TASK TO CARRY OUT —
Find how many lines of the listing below include the word "this", then report the number by itself.
====================
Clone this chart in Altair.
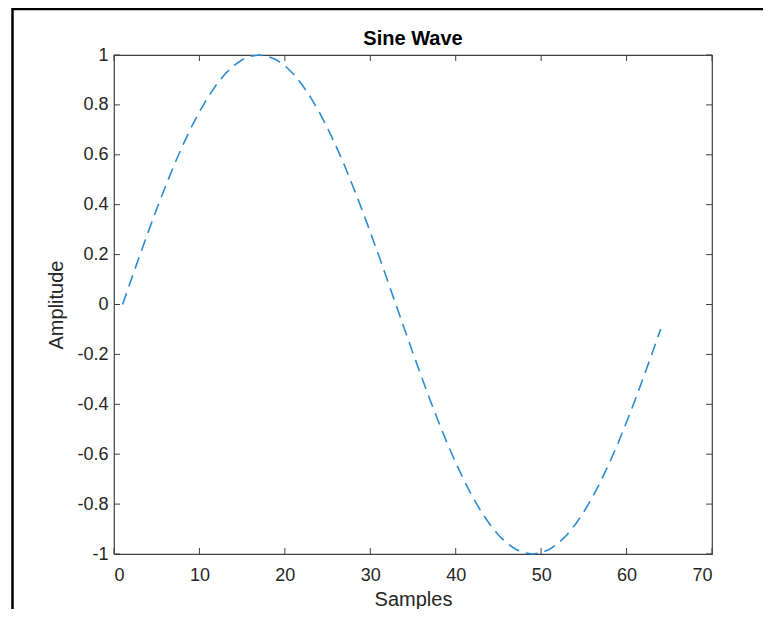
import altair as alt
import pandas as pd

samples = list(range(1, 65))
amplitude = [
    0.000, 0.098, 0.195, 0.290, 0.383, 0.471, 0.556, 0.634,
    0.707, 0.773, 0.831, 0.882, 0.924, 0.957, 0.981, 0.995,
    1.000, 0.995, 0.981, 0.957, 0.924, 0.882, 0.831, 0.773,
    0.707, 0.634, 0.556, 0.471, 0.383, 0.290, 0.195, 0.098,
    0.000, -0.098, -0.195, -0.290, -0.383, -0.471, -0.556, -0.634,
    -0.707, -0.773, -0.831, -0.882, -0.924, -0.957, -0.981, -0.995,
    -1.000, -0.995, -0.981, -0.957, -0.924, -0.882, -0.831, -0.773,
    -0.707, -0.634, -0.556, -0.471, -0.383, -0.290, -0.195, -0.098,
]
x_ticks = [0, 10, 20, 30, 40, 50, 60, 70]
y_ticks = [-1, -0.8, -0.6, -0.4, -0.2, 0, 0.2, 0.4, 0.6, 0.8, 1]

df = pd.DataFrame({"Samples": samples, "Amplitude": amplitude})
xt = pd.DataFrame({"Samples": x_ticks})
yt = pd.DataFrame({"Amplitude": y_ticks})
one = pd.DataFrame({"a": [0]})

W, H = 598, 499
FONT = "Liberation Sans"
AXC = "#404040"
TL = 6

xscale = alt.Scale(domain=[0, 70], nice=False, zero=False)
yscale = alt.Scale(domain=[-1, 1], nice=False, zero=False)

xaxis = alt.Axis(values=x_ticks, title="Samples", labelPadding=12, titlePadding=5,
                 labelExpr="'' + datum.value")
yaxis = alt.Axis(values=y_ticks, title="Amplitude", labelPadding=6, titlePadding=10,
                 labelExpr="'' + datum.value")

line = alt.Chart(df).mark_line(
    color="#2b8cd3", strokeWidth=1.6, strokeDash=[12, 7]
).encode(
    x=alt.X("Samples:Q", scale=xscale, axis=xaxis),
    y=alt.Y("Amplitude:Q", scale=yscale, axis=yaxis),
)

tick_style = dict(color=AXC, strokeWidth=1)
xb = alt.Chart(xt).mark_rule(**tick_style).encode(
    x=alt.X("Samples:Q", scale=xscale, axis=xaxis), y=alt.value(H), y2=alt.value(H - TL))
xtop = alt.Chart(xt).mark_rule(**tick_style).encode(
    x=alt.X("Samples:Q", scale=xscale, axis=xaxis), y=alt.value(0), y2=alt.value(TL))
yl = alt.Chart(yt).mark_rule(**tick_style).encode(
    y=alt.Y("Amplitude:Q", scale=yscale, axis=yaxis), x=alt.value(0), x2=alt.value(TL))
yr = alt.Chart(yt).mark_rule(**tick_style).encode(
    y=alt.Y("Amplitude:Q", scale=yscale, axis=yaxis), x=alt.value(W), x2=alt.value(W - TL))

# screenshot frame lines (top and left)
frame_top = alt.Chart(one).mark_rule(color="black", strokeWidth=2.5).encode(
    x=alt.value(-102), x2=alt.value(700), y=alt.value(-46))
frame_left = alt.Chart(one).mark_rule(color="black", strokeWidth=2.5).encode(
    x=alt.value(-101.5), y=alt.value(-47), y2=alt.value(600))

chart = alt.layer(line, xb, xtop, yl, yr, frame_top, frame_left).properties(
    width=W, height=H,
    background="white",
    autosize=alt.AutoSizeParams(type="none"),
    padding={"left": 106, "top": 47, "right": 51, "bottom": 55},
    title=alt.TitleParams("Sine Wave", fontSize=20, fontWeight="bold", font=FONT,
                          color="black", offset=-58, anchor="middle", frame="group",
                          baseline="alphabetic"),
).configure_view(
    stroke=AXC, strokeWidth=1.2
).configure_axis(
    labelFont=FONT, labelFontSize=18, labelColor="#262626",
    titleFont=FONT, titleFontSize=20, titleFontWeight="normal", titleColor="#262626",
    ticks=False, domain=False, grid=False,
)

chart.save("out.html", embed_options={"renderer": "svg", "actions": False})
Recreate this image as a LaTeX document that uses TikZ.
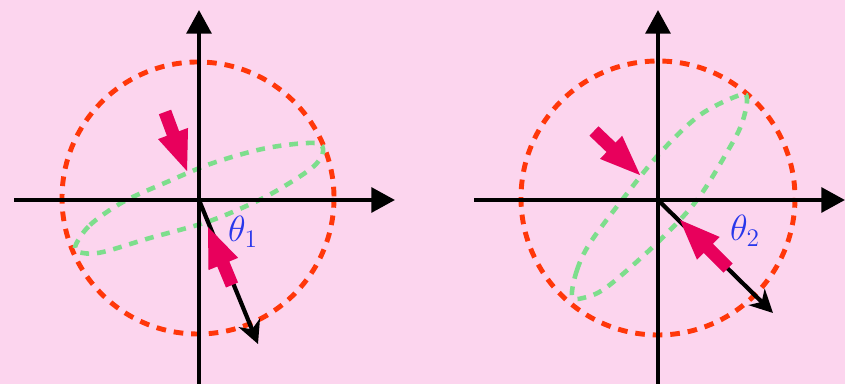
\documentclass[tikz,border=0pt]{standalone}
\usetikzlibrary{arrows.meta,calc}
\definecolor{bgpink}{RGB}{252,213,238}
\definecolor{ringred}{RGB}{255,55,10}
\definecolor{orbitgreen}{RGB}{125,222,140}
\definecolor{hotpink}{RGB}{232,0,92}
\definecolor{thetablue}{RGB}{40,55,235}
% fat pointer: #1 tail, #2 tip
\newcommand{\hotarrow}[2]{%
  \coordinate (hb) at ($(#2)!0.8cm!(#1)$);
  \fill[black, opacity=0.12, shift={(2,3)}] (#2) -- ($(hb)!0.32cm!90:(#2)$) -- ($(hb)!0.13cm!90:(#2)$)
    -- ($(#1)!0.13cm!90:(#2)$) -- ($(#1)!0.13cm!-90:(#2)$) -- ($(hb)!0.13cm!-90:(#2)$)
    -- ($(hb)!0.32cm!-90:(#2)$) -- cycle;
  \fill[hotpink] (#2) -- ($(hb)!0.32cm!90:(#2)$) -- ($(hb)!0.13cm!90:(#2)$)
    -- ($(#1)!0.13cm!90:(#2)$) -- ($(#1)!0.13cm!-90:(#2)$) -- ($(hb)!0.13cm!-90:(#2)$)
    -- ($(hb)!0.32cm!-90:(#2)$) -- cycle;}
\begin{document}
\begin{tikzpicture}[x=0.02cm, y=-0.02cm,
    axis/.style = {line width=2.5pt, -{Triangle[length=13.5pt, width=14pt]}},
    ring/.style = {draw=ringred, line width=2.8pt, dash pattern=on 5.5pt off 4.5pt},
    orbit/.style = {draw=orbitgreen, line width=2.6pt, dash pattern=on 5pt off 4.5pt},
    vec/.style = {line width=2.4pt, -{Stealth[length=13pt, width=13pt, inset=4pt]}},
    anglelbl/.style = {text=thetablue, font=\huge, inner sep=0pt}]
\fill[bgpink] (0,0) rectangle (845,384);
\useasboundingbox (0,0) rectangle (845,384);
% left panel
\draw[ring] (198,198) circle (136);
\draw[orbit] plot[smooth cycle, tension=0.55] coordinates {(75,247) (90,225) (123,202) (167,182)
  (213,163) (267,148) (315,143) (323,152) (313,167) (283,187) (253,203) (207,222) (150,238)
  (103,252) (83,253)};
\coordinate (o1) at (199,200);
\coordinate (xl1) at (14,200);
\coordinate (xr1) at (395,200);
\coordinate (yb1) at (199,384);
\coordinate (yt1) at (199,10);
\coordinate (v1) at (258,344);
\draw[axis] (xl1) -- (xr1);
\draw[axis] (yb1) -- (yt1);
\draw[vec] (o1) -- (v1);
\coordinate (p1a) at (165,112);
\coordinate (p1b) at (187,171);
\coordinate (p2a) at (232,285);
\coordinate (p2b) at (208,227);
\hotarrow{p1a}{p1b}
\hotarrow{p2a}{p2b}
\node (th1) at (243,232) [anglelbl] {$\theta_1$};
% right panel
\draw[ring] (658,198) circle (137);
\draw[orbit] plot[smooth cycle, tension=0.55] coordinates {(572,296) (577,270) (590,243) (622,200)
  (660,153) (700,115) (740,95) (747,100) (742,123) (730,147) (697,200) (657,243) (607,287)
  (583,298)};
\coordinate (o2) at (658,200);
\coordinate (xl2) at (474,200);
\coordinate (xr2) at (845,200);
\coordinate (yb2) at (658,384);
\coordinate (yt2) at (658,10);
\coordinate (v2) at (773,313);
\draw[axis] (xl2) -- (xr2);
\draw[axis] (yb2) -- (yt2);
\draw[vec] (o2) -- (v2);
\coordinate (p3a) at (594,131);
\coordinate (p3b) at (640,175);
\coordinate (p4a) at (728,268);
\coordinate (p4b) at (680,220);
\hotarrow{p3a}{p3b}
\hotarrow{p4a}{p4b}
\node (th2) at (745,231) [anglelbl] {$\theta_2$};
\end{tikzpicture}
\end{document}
====================
THE OUTPUT —
2